Voltando a algo que falamos a muitas páginas e há muitos momentos atrás, o feiticeiro abandona por completo a posição de refém entre a cruz e a espada da mentira e da verdade. Isso é o não-fazer do ser e estar.
- Tudo isso é verdade, Dom Juan?
- Dizer que sim ou que não seria fazer. Mas como você está aprendendo a não fazer, devo dizer-lhe que realmente não tem importância se tudo isso é verdade ou não. É aqui que o guerreiro leva vantagem sobre o homem comum. O homem comum se importa em saber se as coisas são verdadeiras ou falsas, mas um guerreiro não. Um homem comum procede de maneira específica com as coisas que ele sabe serem verdade e de maneira diversa com o que sabe não ser verdade. Se se supõe que as coisas são verdadeiras, ele age e acredita no que faz. Mas, se as coisas são supostamente falsas, ele não quer agir, ou não crê no que faz. Um guerreiro, ao contrário, age em ambos os casos. Se se supõe que as coisas são verdadeiras, ele age a fim de estar fazendo. Se se supõe que as coisas são falsas, ele ainda assim age, a fim de não fazer. Entende o que digo?
- Não. Não estou entendendo nada - respondi.
Todas as técnicas estão relacionadas, como uma figura geométrica, todos os pontos se ligam de todas as formas, como num círculo ou esfera.
Combinando as técnicas sugeridas por Carlos e por Taisha para obter o silêncio interno e mover o ponto de encaixe da percepção, temos:

Arte Marcial

Recapitulação
Não-fazeres
Pequenos tiranos
Contemplação
Silêncio interior
Impecabilidade
Ensonho
Espreita
Centro de decisões
O centro de decisões pode ser o que exige mais energia no final das contas, pois signfica se livrar do ritmo da energia inorgânica e estabelecer a nossa própria vontade, vontade de potência, como diria Nietzsche, que é o portal de acesso ao intento.
Cada uma se liga com todas as outras, se potencializam, são um circuito que é percorrido o tempo todo, sem parar, de forma cada vez mais potente, no aprendizado.

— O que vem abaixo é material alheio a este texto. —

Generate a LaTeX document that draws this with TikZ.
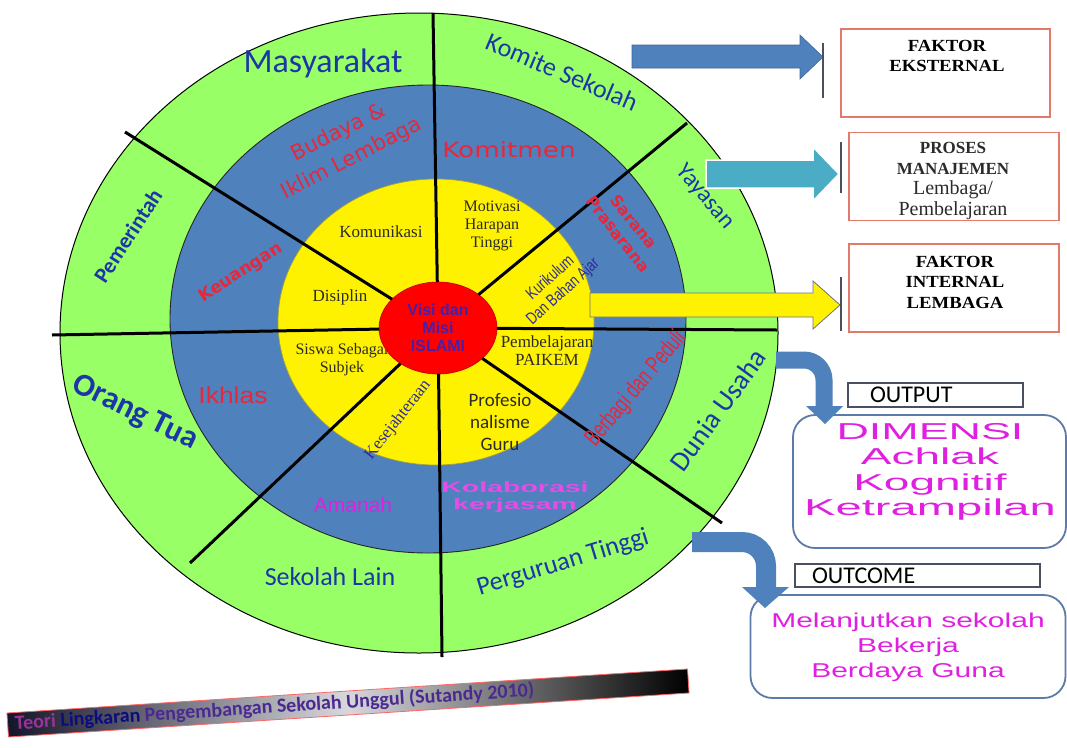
\documentclass[tikz,border=0pt]{standalone}
\usepackage{fontspec}
\usepackage{graphicx}
\usetikzlibrary{shapes.geometric}
\setmainfont{Liberation Serif}
\newfontfamily\calfont{Carlito}
\newfontfamily\dvsfont{DejaVu Sans}
\newfontfamily\arifont{Liberation Sans}
\newfontfamily\narrowfont[FakeStretch=0.7]{Liberation Sans}
\newfontfamily\kurfont[FakeStretch=0.76]{Liberation Sans}
\newfontfamily\tmsfont{Liberation Serif}
\newcommand{\fsz}[2]{\fontsize{#1}{#2}\selectfont}
\definecolor{ringgreen}{HTML}{99FF66}
\definecolor{ringblue}{HTML}{4F81BD}
\definecolor{arrowteal}{HTML}{4BACC6}
\definecolor{txtblue}{HTML}{1C35A8}
\definecolor{txtred}{HTML}{E5283C}
\definecolor{txtmag}{HTML}{E020E0}
\definecolor{txtpur}{HTML}{4A1FA8}
\definecolor{txtnavy}{HTML}{2D2D99}
\definecolor{txtdark}{HTML}{2B2B2B}
\definecolor{boxred}{HTML}{E07A6A}
\definecolor{boxblue}{HTML}{5B7BA8}
\definecolor{bargray}{HTML}{4A5060}
\definecolor{banpur}{HTML}{4A2A90}
\definecolor{bandark}{HTML}{15152A}
\definecolor{banlight}{HTML}{D8D8DC}
\begin{document}
\begin{tikzpicture}[x=1pt,y=-1pt,
  every node/.style={inner sep=0pt, outer sep=0pt},
  gl/.style={text=txtblue, font=\calfont\fsz{#1}{#1}},
  glb/.style={text=txtblue, font=\calfont\bfseries\fsz{#1}{#1}},
  divider/.style={line width=3pt, black},
  factorbox/.style={draw=boxred, line width=1.3pt, minimum width=210pt, minimum height=88pt},
  lblbox/.style={draw=bargray, line width=1.8pt},
  roundbox/.style={draw=boxblue, line width=1.8pt, rounded corners=22pt},
  bar/.style={draw=bargray, line width=1.6pt},
  blockblue/.style={fill=ringblue, draw=ringblue!80!black, line width=0.6pt}
]
\useasboundingbox (0,0) rectangle (1067,747);
\fill[white] (0,0) rectangle (1067,747);

% ---- rings
\filldraw[fill=ringgreen, draw=black, line width=1pt] (419,333) ellipse [x radius=359, y radius=320];
\filldraw[fill=ringblue, draw=black!85, line width=0.9pt] (428,319) ellipse [x radius=258, y radius=234];
\filldraw[fill=yellow, draw=yellow!60!black, line width=0.7pt] (436,322) ellipse [x radius=158, y radius=143];

% ---- yellow ring texts
\node[text=txtdark, font=\tmsfont\fsz{17}{17}] (komunikasi) at (381,232) {Komunikasi};
\node[text=txtdark, font=\tmsfont\fsz{16}{18}, align=center] (motivasi) at (492,226) {Motivasi\\Harapan\\Tinggi};
\node[text=txtdark, font=\tmsfont\fsz{17}{17}] (disiplin) at (340,297) {Disiplin};
\node[text=txtdark, font=\tmsfont\fsz{16}{18}, align=center] (siswa) at (342,360) {Siswa Sebagai\\Subjek};
\node[text=txtnavy, font=\kurfont\fsz{17}{19}, rotate=42, align=center] (kurikulum) at (557,285) {Kurikulum\\Dan Bahan Ajar};
\node[text=txtdark, font=\tmsfont\fsz{17}{18}, align=center] (pembelajaran) at (547,351) {Pembelajaran\\PAIKEM};
\node[text=txtdark, font=\calfont\fsz{19}{22}, align=center] (profesio) at (500,422) {Profesio\\nalisme\\Guru};
\node[text=txtnavy, font=\tmsfont\fsz{17}{17}, rotate=52] (kesejahteraan) at (398,420) {Kesejahteraan};

% ---- centre
\node[ellipse, fill=red, draw=red!75!black, line width=0.6pt, minimum width=118pt, minimum height=92pt,
      text=txtpur, font=\arifont\bfseries\fsz{16}{18}, align=center] (c) at (438,328) {Visi dan\\Misi\\ISLAMI};

% ---- dividers
\coordinate (pN) at (433,13);
\coordinate (pS) at (442,657);
\coordinate (pW) at (52,335);
\coordinate (pE) at (777,330);
\coordinate (pNW) at (125,132);
\coordinate (pNE) at (687,123);
\coordinate (pSE) at (722,523);
\coordinate (pSW) at (190,563);
\foreach \p in {pN,pS,pW,pE,pNW,pNE,pSE,pSW} \draw[divider] (c) -- (\p);

% ---- blue ring texts
\node[text=txtred, font=\dvsfont\fsz{21}{29}, rotate=27, align=center] (budaya) at (345,146) {Budaya \&\\Iklim Lembaga};
\node[text=txtred, font=\dvsfont\fsz{21}{21}] (komitmen) at (509,150) {\scalebox{1.25}[1]{Komitmen}};
\node[text=txtred, font=\dvsfont\bfseries\fsz{17}{17}, rotate=33] (keuangan) at (241,273) {Keuangan};
\node[text=txtred, font=\dvsfont\bfseries\fsz{16}{20}, rotate=-52, align=center] (sarana) at (626,228) {Sarana\\Prasarana};
\node[text=txtred, font=\arifont\fsz{23}{23}] (ikhlas) at (233,395) {\scalebox{1.15}[1]{Ikhlas}};
\node[text=txtmag, font=\arifont\fsz{21}{21}] (amanah) at (353,505) {Amanah};
\node[text=txtmag!80, font=\arifont\bfseries\fsz{15}{17}, align=center] (kolaborasi) at (515,497) {\scalebox{1.9}[1]{Kolaborasi}\\\scalebox{1.9}[1]{kerjasam}};
\node[text=txtred, font=\narrowfont\fsz{24}{24}, rotate=50] (berbagi) at (636,389) {Berbagi dan Peduli};

% ---- green ring texts
\node[gl=34] (masyarakat) at (323,63) {Masyarakat};
\node[gl=26, rotate=-23] (komite) at (562,72) {Komite Sekolah};
\node[gl=24, rotate=-50] (yayasan) at (705,197) {Yayasan};
\node[glb=22, rotate=57] (pemerintah) at (128,236) {Pemerintah};
\node[glb=32, rotate=-26] (orangtua) at (135,413) {Orang Tua};
\node[gl=26] (sekolahlain) at (330,577) {Sekolah Lain};
\node[gl=26, rotate=17] (perguruan) at (563,563) {Perguruan Tinggi};
\node[gl=28, rotate=54] (dunia) at (718,410) {Dunia Usaha};

% ---- right factor boxes
\node[factorbox, minimum width=209pt] (b1) at (945.5,73) {};
\node[factorbox] (b2) at (954,176.5) {};
\node[factorbox] (b3) at (954,288) {};
\node[font=\tmsfont\bfseries\fsz{17}{20}, align=center] (t1) at (947,56) {\scalebox{1.1}[1]{FAKTOR}\\\scalebox{1.1}[1]{EKSTERNAL}};
\node[font=\tmsfont\fsz{17}{20.5}, align=center, text=txtdark] (t2) at (953,181) {\textbf{PROSES}\\\textbf{MANAJEMEN}\\{\fsz{20}{20.5}Lembaga/}\\{\fsz{20}{20.5}Pembelajaran}};
\node[font=\tmsfont\bfseries\fsz{17}{20.5}, align=center] (t3) at (955,282) {\scalebox{1.1}[1]{FAKTOR}\\\scalebox{1.1}[1]{INTERNAL}\\\scalebox{1.1}[1]{LEMBAGA}};

% ---- straight block arrows and bars
\coordinate (bar1t) at (823,43); \coordinate (bar1b) at (823,98);
\coordinate (bar2t) at (841,142); \coordinate (bar2b) at (841,193);
\coordinate (bar3t) at (841,277); \coordinate (bar3b) at (841,331);
\filldraw[blockblue] (632,45) -- (800,45) -- (800,35) -- (823,57) -- (800,79) -- (800,68) -- (632,68) -- cycle;
\filldraw[fill=arrowteal, draw=white, line width=1.5pt] (706,160) -- (813,160) -- (813,147) -- (839,174) -- (813,201) -- (813,188) -- (706,188) -- cycle;
\filldraw[fill=yellow, draw=bargray!80, line width=0.8pt] (590,293) -- (813,293) -- (813,281) -- (840,305) -- (813,329) -- (813,317) -- (590,317) -- cycle;
\draw[bar] (bar1t) -- (bar1b);
\draw[bar] (bar2t) -- (bar2b);
\draw[bar] (bar3t) -- (bar3b);

% ---- output / outcome
\node[lblbox, minimum width=175pt, minimum height=24pt] (outlbl) at (935.5,395) {};
\node[font=\calfont\fsz{24}{24}, anchor=west] (outtxt) at (870,395) {OUTPUT};
\node[roundbox, minimum width=273pt, minimum height=133pt] (dim) at (929.5,481.5) {};
\node[font=\arifont\fsz{23}{25.5}, text=txtmag, align=center] (dimtxt) at (930,472) {\scalebox{1.95}[1]{DIMENSI}\\\scalebox{2}[1]{Achlak}\\\scalebox{2}[1]{Kognitif}\\\scalebox{2.05}[1]{Ketrampilan}};
\node[lblbox, minimum width=245pt, minimum height=23pt] (outclbl) at (917.5,575.5) {};
\node[font=\calfont\fsz{24}{24}, anchor=west] (outctxt) at (812,576) {OUTCOME};
\node[roundbox, minimum width=315pt, minimum height=103pt] (outc) at (908,646.5) {};
\node[font=\arifont\fsz{20}{25}, text=txtmag, align=center] (outctx) at (908,647) {\scalebox{1.5}[1]{Melanjutkan sekolah}\\\scalebox{1.5}[1]{Bekerja}\\\scalebox{1.5}[1]{Berdaya Guna}};

% ---- curved arrows
\coordinate (a1s) at (776,360);
\coordinate (a1m) at (824,360);
\coordinate (a1e) at (824,408);
\draw[ringblue, line width=17pt, rounded corners=20pt] (a1s) -- (a1m) -- (a1e);
\fill[ringblue] (806,406) -- (843,406) -- (825,424) -- cycle;
\coordinate (a2s) at (692,542);
\coordinate (a2m) at (766,542);
\coordinate (a2e) at (766,590);
\draw[ringblue, line width=20pt, rounded corners=24pt] (a2s) -- (a2m) -- (a2e);
\fill[ringblue] (742,587) -- (789,587) -- (765,608) -- cycle;

% ---- banner
\node[rotate=3.7, minimum width=682pt, minimum height=24pt, draw=red!60!white, line width=0.8pt,
      left color=bandark, right color=black, middle color=banlight] (banner) at (348,703) {};
\node[rotate=3.7, anchor=west, font=\calfont\bfseries\fsz{20}{20}] (bantxt) at (15,724)
  {\textcolor{violet!80!white}{Teori} \textcolor{bandark!60!blue}{Lingkaran} \textcolor{banpur}{Pengembangan Sekolah Unggul (Sutandy 2010)}};
\end{tikzpicture}
\end{document}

Tudo leva ao silêncio interior, que leva ao movimento do ponto de encaixe da percepção.
"Tudo o que chega a nossos sentidos é um sinal. Só é necessário ter a velocidade para silenciar a mente e captar a mensagem. Por meio dessas indicações, o espírito fala conosco com uma voz muito clara".

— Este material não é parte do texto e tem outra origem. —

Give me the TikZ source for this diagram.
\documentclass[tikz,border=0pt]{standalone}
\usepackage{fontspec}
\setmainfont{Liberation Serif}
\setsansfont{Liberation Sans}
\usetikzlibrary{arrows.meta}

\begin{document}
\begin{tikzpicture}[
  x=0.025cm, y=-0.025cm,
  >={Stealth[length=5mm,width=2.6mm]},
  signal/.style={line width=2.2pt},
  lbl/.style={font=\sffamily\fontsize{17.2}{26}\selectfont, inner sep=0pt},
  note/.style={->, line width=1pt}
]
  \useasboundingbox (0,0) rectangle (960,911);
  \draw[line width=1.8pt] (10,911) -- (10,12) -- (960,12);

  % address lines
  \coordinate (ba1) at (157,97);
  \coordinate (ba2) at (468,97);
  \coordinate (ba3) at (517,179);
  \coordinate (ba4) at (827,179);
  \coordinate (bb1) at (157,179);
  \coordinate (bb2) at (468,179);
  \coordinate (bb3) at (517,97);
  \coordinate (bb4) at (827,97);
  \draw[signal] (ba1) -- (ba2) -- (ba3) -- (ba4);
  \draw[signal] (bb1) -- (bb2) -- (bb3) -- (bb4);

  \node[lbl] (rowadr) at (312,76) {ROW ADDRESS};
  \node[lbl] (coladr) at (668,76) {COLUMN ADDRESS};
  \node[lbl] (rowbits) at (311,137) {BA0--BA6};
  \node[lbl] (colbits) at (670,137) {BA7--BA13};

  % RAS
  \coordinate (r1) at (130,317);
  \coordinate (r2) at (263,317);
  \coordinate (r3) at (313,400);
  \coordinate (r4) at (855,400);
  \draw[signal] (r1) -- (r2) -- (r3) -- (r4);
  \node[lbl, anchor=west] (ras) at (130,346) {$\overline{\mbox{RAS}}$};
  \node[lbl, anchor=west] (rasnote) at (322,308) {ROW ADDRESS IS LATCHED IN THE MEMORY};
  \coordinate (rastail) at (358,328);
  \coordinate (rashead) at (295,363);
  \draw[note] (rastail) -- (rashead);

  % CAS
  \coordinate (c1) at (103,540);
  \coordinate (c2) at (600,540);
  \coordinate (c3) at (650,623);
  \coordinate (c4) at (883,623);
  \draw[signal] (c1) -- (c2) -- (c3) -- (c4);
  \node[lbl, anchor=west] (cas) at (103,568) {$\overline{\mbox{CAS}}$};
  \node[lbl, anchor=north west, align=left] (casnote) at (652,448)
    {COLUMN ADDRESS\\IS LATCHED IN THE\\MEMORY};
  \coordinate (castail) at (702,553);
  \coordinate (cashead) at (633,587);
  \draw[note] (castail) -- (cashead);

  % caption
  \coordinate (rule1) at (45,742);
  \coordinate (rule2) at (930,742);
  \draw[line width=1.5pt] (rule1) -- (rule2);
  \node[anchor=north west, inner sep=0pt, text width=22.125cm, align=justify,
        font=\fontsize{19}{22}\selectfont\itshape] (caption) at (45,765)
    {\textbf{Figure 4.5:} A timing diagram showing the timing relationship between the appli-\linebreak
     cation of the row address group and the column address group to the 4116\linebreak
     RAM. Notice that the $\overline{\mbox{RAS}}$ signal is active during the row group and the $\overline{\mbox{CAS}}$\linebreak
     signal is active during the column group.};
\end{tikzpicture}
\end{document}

"Os bruxos da velha guarda eram propensos ao misticismo; eles usavam a astrologia, oráculos e conjuros, varas e amuletos mágicos, qualquer coisa que enganasse a vigilância da razão virava um ''objeto de poder''.
"Mas, para os novos videntes, esses recursos são um desperdício e ocultam um perigo: podem desviar a atenção da pessoa que, em vez de se focalizar em seu vínculo imediato com o espírito, termina por se acostumar ao símbolo. Os guerreiros atuais preferem métodos menos ostentosos. Don Juan recomendava diretamente o silêncio interior. /.../
"O silêncio é a passagem entre os mundos. Ao calar nossa mente, emergem aspectos incríveis de nosso ser. A partir desse momento, a pessoa se torna um veículo do intento e todos os seus atos começam a exsudar poder.
"Durante minha aprendizagem, meu benfeitor me mostrou prodígios de percepção inexplicáveis que me espantavam, mas, ao mesmo tempo, despertavam minha ambição. Eu também queria ser poderoso como ele! Frequentemente lhe perguntava como eu poderia aprender seus truques, mas ele colocava um dedo sobre seus lábios e ficava me vendo. Foi apenas muitos anos mais tarde que eu pude apreciar completamente a magnífica lição de sua resposta. A chave dos bruxos é o silêncio".

Os não fazeres têm como escopo principal o intento, assim como todas as técnicas. O objetivo se escalona em várias metas, na ordem: silêncio interno total, mover o ponto de encaixe da percepção, perder a auto-importancia, apagar a história pessoal , encontrar o aliado, dominar o intento.